Though I don't know exactly what I would do. I would "want" to give him a chance to prove me right that he couldn't do the work to reconcile.... but I also see how much better life is WITHOUT him and how much of a shitty partner he was and will be. I know I could do a hell of a lot better and I am really wanting to find that better more than reconciling.
He lost the "innocent" love I had for him. And for that reason I don't think reconciling would be good for us. I could never devote myself mind, body and soul again.
[This message edited by movingforward13 at 9:15 PM, February 10th (Monday)]
Once a cheater, always a cheater happens when your cheater doesn't have remorse.
Regret is not remorse- know the difference!

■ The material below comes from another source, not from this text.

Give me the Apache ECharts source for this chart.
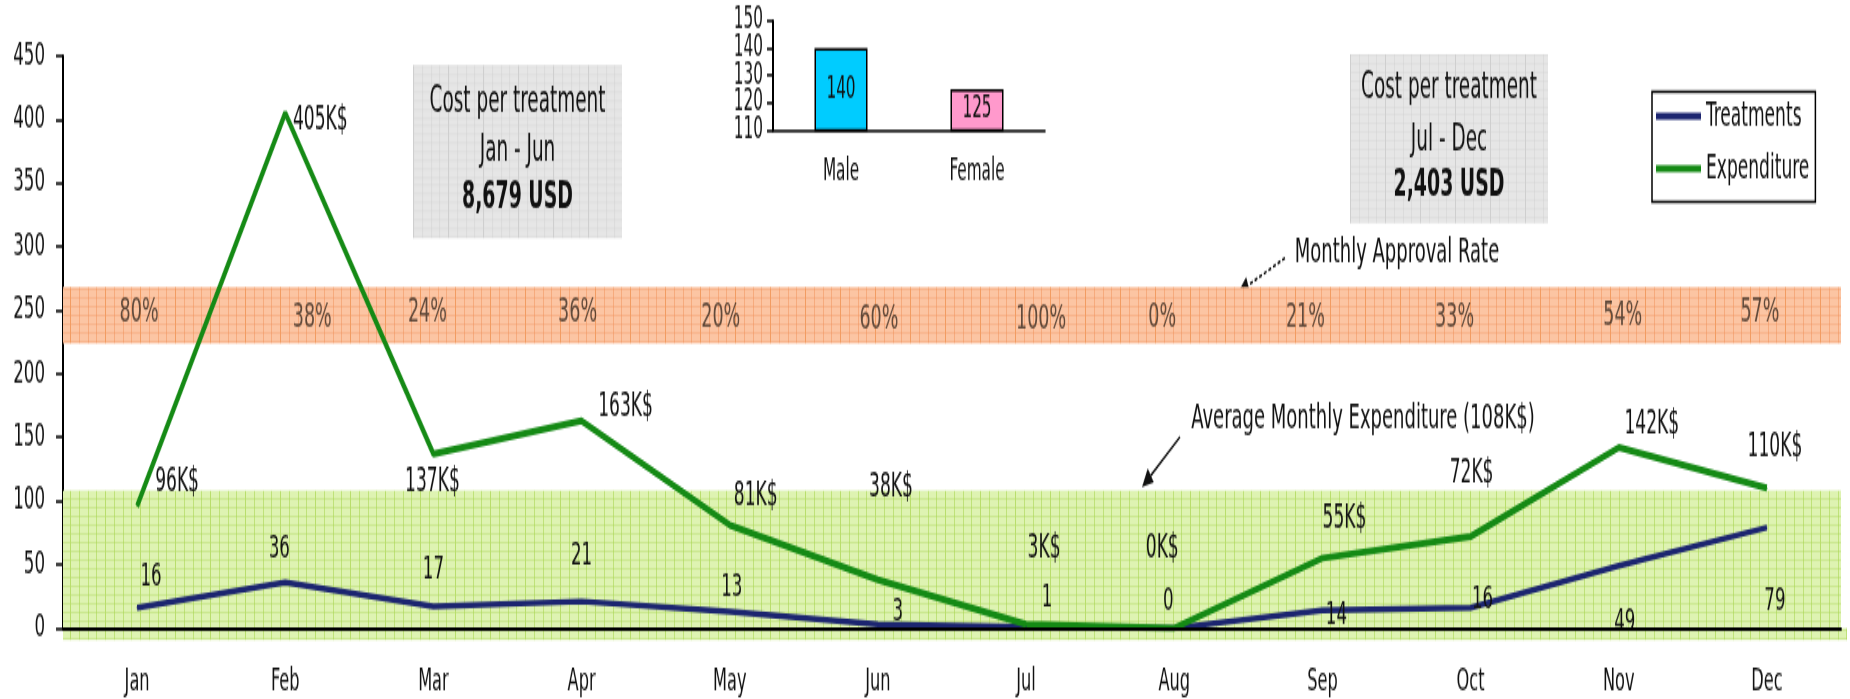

marlie2014 ( member #40981) posted at 3:53 AM on Tuesday, February 11th, 2014
Absolutely not. The sad part is that he still thinks it's possible.
But then, this is the man who committed statutory rape so many times without anyone finding out that it's as natural to him as breathing now.
Wow, can't believe I just wrote that. Oh well, might as well tell the whole truth, right?
Can't wait until I can file and go completely NC.
Married: 9 years
1 stepchild
DDay: 9/2/2013
DIVORCED AND FREE!!!!
Take2 ( member #23890) posted at 4:06 AM on Tuesday, February 11th, 2014
Suppose you opened the door and your ex or STBX was there on bended knee, contrite. Would you give them a pathway to R? What would it be?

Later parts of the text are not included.